## Start Listing

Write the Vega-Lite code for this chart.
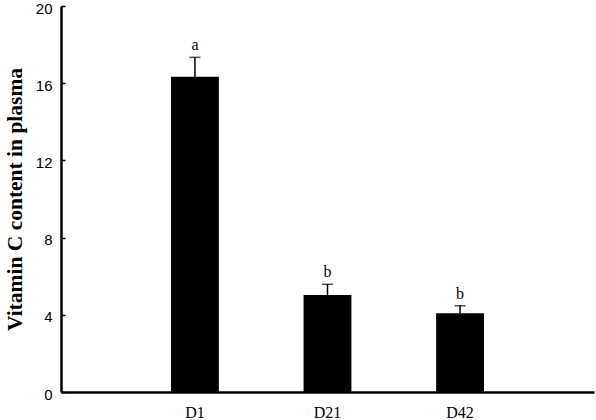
{
  "$schema": "https://vega.github.io/schema/vega-lite/v6.json",
  "width": 533,
  "height": 386,
  "autosize": "none",
  "padding": {"left": 61, "top": 6, "right": 2, "bottom": 28},
  "background": "white",
  "config": {"view": {"stroke": null}},
  "data": {"values": [
    {"day": "D1", "mean": 16.34, "upper": 17.34, "sig": "a"},
    {"day": "D21", "mean": 5.03, "upper": 5.58, "sig": "b"},
    {"day": "D42", "mean": 4.08, "upper": 4.47, "sig": "b"}
  ]},
  "encoding": {
    "x": {
      "field": "day", "type": "nominal", "sort": null,
      "scale": {"paddingInner": 0.639, "paddingOuter": 0.83},
      "axis": {"title": null, "labelAngle": 0, "ticks": false, "domainColor": "black", "domainWidth": 2.5,
               "labelFont": "Liberation Serif", "labelFontSize": 16, "labelColor": "black", "labelPadding": 12}
    }
  },
  "layer": [
    {
      "mark": {"type": "bar", "color": "black"},
      "encoding": {
        "y": {"field": "mean", "type": "quantitative",
              "scale": {"domain": [0, 20], "nice": false},
              "axis": {"values": [0, 4, 8, 12, 16, 20], "grid": false, "domainColor": "black", "domainWidth": 2.5,
                       "tickColor": "black", "tickSize": -4, "tickWidth": 1.5,
                       "labelFont": "Liberation Sans", "labelFontSize": 15, "labelColor": "black", "labelPadding": 13,
                       "labelOffset": 2,
                       "title": "Vitamin C content in plasma", "titleFont": "Liberation Serif", "titleFontSize": 21.5,
                       "titleFontWeight": "bold", "titleColor": "black", "titlePadding": 9}}
      }
    },
    {
      "mark": {"type": "rule", "color": "black", "strokeWidth": 1.5},
      "encoding": {"y": {"field": "mean", "type": "quantitative"}, "y2": {"field": "upper"}}
    },
    {
      "mark": {"type": "tick", "color": "black", "thickness": 1.5, "size": 11, "orient": "horizontal"},
      "encoding": {"y": {"field": "upper", "type": "quantitative"}}
    },
    {
      "mark": {"type": "text", "font": "Liberation Serif", "fontSize": 16, "fill": "black", "baseline": "bottom", "dy": -4},
      "encoding": {"y": {"field": "upper", "type": "quantitative"}, "text": {"field": "sig"}}
    }
  ]
}
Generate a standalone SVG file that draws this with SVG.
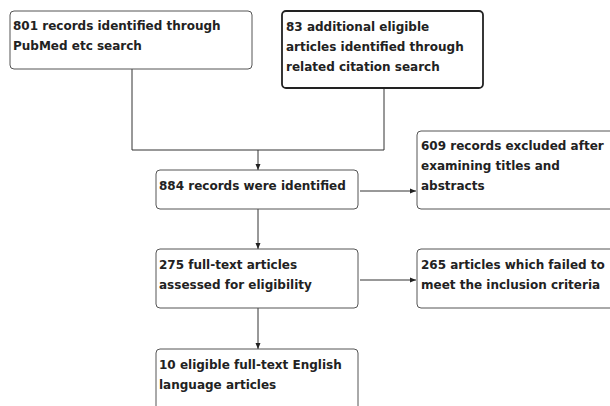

## End Listing

## Your task
Leave the pictures out and output the rest of the listing exactly.

## Task output
Write the Vega-Lite code for this chart.
{
  "$schema": "https://vega.github.io/schema/vega-lite/v6.json",
  "width": 533,
  "height": 386,
  "autosize": "none",
  "padding": {"left": 61, "top": 6, "right": 2, "bottom": 28},
  "background": "white",
  "config": {"view": {"stroke": null}},
  "data": {"values": [
    {"day": "D1", "mean": 16.34, "upper": 17.34, "sig": "a"},
    {"day": "D21", "mean": 5.03, "upper": 5.58, "sig": "b"},
    {"day": "D42", "mean": 4.08, "upper": 4.47, "sig": "b"}
  ]},
  "encoding": {
    "x": {
      "field": "day", "type": "nominal", "sort": null,
      "scale": {"paddingInner": 0.639, "paddingOuter": 0.83},
      "axis": {"title": null, "labelAngle": 0, "ticks": false, "domainColor": "black", "domainWidth": 2.5,
               "labelFont": "Liberation Serif", "labelFontSize": 16, "labelColor": "black", "labelPadding": 12}
    }
  },
  "layer": [
    {
      "mark": {"type": "bar", "color": "black"},
      "encoding": {
        "y": {"field": "mean", "type": "quantitative",
              "scale": {"domain": [0, 20], "nice": false},
              "axis": {"values": [0, 4, 8, 12, 16, 20], "grid": false, "domainColor": "black", "domainWidth": 2.5,
                       "tickColor": "black", "tickSize": -4, "tickWidth": 1.5,
                       "labelFont": "Liberation Sans", "labelFontSize": 15, "labelColor": "black", "labelPadding": 13,
                       "labelOffset": 2,
                       "title": "Vitamin C content in plasma", "titleFont": "Liberation Serif", "titleFontSize": 21.5,
                       "titleFontWeight": "bold", "titleColor": "black", "titlePadding": 9}}
      }
    },
    {
      "mark": {"type": "rule", "color": "black", "strokeWidth": 1.5},
      "encoding": {"y": {"field": "mean", "type": "quantitative"}, "y2": {"field": "upper"}}
    },
    {
      "mark": {"type": "tick", "color": "black", "thickness": 1.5, "size": 11, "orient": "horizontal"},
      "encoding": {"y": {"field": "upper", "type": "quantitative"}}
    },
    {
      "mark": {"type": "text", "font": "Liberation Serif", "fontSize": 16, "fill": "black", "baseline": "bottom", "dy": -4},
      "encoding": {"y": {"field": "upper", "type": "quantitative"}, "text": {"field": "sig"}}
    }
  ]
}
Generate a standalone SVG file that draws this with SVG.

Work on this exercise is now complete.